Retype each line of the material exactly, please, skipping any picture in it.

* START *

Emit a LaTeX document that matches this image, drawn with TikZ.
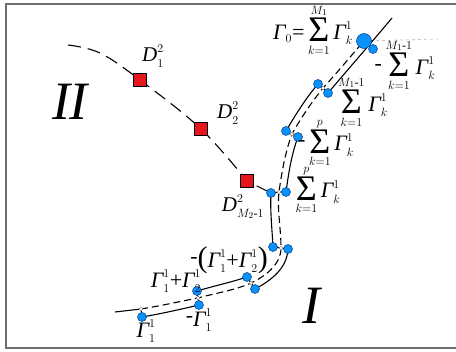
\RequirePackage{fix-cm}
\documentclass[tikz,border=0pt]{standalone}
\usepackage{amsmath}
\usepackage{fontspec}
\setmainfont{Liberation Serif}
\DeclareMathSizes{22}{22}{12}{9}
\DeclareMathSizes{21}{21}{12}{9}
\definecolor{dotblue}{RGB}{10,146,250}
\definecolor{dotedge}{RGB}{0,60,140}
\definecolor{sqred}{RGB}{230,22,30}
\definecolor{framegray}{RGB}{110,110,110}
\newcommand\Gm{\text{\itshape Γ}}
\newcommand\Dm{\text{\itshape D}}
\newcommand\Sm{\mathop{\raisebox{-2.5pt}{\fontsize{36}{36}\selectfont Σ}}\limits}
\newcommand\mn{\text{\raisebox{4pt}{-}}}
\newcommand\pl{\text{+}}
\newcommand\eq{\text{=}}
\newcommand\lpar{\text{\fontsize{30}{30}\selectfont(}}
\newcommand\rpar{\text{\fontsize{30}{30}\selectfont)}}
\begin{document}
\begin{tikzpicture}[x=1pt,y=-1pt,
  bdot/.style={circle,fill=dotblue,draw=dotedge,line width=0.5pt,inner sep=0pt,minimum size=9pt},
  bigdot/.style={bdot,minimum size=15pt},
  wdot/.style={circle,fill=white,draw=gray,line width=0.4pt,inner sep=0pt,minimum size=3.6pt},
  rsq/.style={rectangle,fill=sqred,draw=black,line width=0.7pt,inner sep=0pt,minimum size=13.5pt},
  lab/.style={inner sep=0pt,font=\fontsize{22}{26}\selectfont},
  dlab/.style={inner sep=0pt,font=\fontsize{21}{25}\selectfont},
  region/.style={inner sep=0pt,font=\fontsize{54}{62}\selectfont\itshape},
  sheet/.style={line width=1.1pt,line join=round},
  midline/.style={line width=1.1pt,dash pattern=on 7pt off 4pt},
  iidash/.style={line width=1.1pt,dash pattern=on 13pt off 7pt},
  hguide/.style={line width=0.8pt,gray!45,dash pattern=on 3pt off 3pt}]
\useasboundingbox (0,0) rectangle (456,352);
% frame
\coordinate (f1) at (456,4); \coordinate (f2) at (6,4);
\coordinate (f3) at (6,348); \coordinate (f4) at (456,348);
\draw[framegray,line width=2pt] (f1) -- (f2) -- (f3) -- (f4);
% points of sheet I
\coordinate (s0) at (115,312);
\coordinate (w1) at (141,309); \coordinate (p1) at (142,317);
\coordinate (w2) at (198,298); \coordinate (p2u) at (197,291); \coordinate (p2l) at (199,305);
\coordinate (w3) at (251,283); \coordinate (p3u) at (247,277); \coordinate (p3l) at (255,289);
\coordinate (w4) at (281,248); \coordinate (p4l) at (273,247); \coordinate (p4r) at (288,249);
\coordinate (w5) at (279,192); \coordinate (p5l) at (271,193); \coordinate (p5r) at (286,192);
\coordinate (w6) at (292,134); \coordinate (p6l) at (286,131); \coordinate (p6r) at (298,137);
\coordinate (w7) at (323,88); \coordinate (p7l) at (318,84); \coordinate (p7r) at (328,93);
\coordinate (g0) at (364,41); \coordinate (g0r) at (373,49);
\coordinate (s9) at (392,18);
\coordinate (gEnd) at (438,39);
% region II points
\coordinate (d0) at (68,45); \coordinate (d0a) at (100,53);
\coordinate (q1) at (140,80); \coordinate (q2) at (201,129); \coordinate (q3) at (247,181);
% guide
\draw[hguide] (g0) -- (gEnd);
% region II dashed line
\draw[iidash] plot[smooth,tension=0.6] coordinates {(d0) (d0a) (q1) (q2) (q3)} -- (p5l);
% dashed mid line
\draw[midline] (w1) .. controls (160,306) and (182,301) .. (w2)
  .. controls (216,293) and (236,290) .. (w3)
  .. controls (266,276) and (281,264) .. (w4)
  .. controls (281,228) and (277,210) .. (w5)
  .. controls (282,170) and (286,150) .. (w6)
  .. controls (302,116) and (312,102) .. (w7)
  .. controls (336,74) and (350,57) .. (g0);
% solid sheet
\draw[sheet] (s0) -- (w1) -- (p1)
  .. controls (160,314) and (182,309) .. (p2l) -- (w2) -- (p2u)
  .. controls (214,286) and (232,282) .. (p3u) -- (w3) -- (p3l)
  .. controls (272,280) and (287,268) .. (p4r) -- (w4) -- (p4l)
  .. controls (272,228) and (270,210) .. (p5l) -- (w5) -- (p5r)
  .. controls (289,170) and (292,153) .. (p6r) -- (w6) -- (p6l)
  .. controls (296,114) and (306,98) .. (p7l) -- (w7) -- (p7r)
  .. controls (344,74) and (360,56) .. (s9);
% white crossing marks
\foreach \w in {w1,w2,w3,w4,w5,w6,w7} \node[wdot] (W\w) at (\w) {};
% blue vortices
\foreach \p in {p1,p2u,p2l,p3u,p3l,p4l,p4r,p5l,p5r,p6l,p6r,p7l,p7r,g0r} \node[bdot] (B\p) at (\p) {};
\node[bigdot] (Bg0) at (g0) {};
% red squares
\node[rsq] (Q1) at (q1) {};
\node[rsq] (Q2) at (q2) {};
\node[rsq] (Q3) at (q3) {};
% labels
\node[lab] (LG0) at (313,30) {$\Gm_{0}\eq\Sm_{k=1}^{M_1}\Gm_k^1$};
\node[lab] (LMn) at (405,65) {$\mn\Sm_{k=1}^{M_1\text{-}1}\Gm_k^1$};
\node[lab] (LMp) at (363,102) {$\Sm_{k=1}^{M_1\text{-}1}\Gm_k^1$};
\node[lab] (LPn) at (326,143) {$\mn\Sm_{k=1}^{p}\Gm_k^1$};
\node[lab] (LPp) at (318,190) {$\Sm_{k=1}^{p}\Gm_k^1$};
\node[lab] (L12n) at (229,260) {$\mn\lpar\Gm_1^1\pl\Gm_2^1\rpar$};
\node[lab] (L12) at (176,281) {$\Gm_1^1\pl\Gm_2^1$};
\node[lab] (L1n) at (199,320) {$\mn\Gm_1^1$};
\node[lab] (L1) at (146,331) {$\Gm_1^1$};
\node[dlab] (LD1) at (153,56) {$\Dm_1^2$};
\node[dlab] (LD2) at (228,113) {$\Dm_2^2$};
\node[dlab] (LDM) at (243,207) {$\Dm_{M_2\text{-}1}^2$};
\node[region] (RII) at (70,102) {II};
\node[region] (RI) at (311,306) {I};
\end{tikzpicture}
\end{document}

* END *

* _CORRECT ANSWER_:
Emit a LaTeX document that matches this image, drawn with TikZ.
\RequirePackage{fix-cm}
\documentclass[tikz,border=0pt]{standalone}
\usepackage{amsmath}
\usepackage{fontspec}
\setmainfont{Liberation Serif}
\DeclareMathSizes{22}{22}{12}{9}
\DeclareMathSizes{21}{21}{12}{9}
\definecolor{dotblue}{RGB}{10,146,250}
\definecolor{dotedge}{RGB}{0,60,140}
\definecolor{sqred}{RGB}{230,22,30}
\definecolor{framegray}{RGB}{110,110,110}
\newcommand\Gm{\text{\itshape Γ}}
\newcommand\Dm{\text{\itshape D}}
\newcommand\Sm{\mathop{\raisebox{-2.5pt}{\fontsize{36}{36}\selectfont Σ}}\limits}
\newcommand\mn{\text{\raisebox{4pt}{-}}}
\newcommand\pl{\text{+}}
\newcommand\eq{\text{=}}
\newcommand\lpar{\text{\fontsize{30}{30}\selectfont(}}
\newcommand\rpar{\text{\fontsize{30}{30}\selectfont)}}
\begin{document}
\begin{tikzpicture}[x=1pt,y=-1pt,
  bdot/.style={circle,fill=dotblue,draw=dotedge,line width=0.5pt,inner sep=0pt,minimum size=9pt},
  bigdot/.style={bdot,minimum size=15pt},
  wdot/.style={circle,fill=white,draw=gray,line width=0.4pt,inner sep=0pt,minimum size=3.6pt},
  rsq/.style={rectangle,fill=sqred,draw=black,line width=0.7pt,inner sep=0pt,minimum size=13.5pt},
  lab/.style={inner sep=0pt,font=\fontsize{22}{26}\selectfont},
  dlab/.style={inner sep=0pt,font=\fontsize{21}{25}\selectfont},
  region/.style={inner sep=0pt,font=\fontsize{54}{62}\selectfont\itshape},
  sheet/.style={line width=1.1pt,line join=round},
  midline/.style={line width=1.1pt,dash pattern=on 7pt off 4pt},
  iidash/.style={line width=1.1pt,dash pattern=on 13pt off 7pt},
  hguide/.style={line width=0.8pt,gray!45,dash pattern=on 3pt off 3pt}]
\useasboundingbox (0,0) rectangle (456,352);
% frame
\coordinate (f1) at (456,4); \coordinate (f2) at (6,4);
\coordinate (f3) at (6,348); \coordinate (f4) at (456,348);
\draw[framegray,line width=2pt] (f1) -- (f2) -- (f3) -- (f4);
% points of sheet I
\coordinate (s0) at (115,312);
\coordinate (w1) at (141,309); \coordinate (p1) at (142,317);
\coordinate (w2) at (198,298); \coordinate (p2u) at (197,291); \coordinate (p2l) at (199,305);
\coordinate (w3) at (251,283); \coordinate (p3u) at (247,277); \coordinate (p3l) at (255,289);
\coordinate (w4) at (281,248); \coordinate (p4l) at (273,247); \coordinate (p4r) at (288,249);
\coordinate (w5) at (279,192); \coordinate (p5l) at (271,193); \coordinate (p5r) at (286,192);
\coordinate (w6) at (292,134); \coordinate (p6l) at (286,131); \coordinate (p6r) at (298,137);
\coordinate (w7) at (323,88); \coordinate (p7l) at (318,84); \coordinate (p7r) at (328,93);
\coordinate (g0) at (364,41); \coordinate (g0r) at (373,49);
\coordinate (s9) at (392,18);
\coordinate (gEnd) at (438,39);
% region II points
\coordinate (d0) at (68,45); \coordinate (d0a) at (100,53);
\coordinate (q1) at (140,80); \coordinate (q2) at (201,129); \coordinate (q3) at (247,181);
% guide
\draw[hguide] (g0) -- (gEnd);
% region II dashed line
\draw[iidash] plot[smooth,tension=0.6] coordinates {(d0) (d0a) (q1) (q2) (q3)} -- (p5l);
% dashed mid line
\draw[midline] (w1) .. controls (160,306) and (182,301) .. (w2)
  .. controls (216,293) and (236,290) .. (w3)
  .. controls (266,276) and (281,264) .. (w4)
  .. controls (281,228) and (277,210) .. (w5)
  .. controls (282,170) and (286,150) .. (w6)
  .. controls (302,116) and (312,102) .. (w7)
  .. controls (336,74) and (350,57) .. (g0);
% solid sheet
\draw[sheet] (s0) -- (w1) -- (p1)
  .. controls (160,314) and (182,309) .. (p2l) -- (w2) -- (p2u)
  .. controls (214,286) and (232,282) .. (p3u) -- (w3) -- (p3l)
  .. controls (272,280) and (287,268) .. (p4r) -- (w4) -- (p4l)
  .. controls (272,228) and (270,210) .. (p5l) -- (w5) -- (p5r)
  .. controls (289,170) and (292,153) .. (p6r) -- (w6) -- (p6l)
  .. controls (296,114) and (306,98) .. (p7l) -- (w7) -- (p7r)
  .. controls (344,74) and (360,56) .. (s9);
% white crossing marks
\foreach \w in {w1,w2,w3,w4,w5,w6,w7} \node[wdot] (W\w) at (\w) {};
% blue vortices
\foreach \p in {p1,p2u,p2l,p3u,p3l,p4l,p4r,p5l,p5r,p6l,p6r,p7l,p7r,g0r} \node[bdot] (B\p) at (\p) {};
\node[bigdot] (Bg0) at (g0) {};
% red squares
\node[rsq] (Q1) at (q1) {};
\node[rsq] (Q2) at (q2) {};
\node[rsq] (Q3) at (q3) {};
% labels
\node[lab] (LG0) at (313,30) {$\Gm_{0}\eq\Sm_{k=1}^{M_1}\Gm_k^1$};
\node[lab] (LMn) at (405,65) {$\mn\Sm_{k=1}^{M_1\text{-}1}\Gm_k^1$};
\node[lab] (LMp) at (363,102) {$\Sm_{k=1}^{M_1\text{-}1}\Gm_k^1$};
\node[lab] (LPn) at (326,143) {$\mn\Sm_{k=1}^{p}\Gm_k^1$};
\node[lab] (LPp) at (318,190) {$\Sm_{k=1}^{p}\Gm_k^1$};
\node[lab] (L12n) at (229,260) {$\mn\lpar\Gm_1^1\pl\Gm_2^1\rpar$};
\node[lab] (L12) at (176,281) {$\Gm_1^1\pl\Gm_2^1$};
\node[lab] (L1n) at (199,320) {$\mn\Gm_1^1$};
\node[lab] (L1) at (146,331) {$\Gm_1^1$};
\node[dlab] (LD1) at (153,56) {$\Dm_1^2$};
\node[dlab] (LD2) at (228,113) {$\Dm_2^2$};
\node[dlab] (LDM) at (243,207) {$\Dm_{M_2\text{-}1}^2$};
\node[region] (RII) at (70,102) {II};
\node[region] (RI) at (311,306) {I};
\end{tikzpicture}
\end{document}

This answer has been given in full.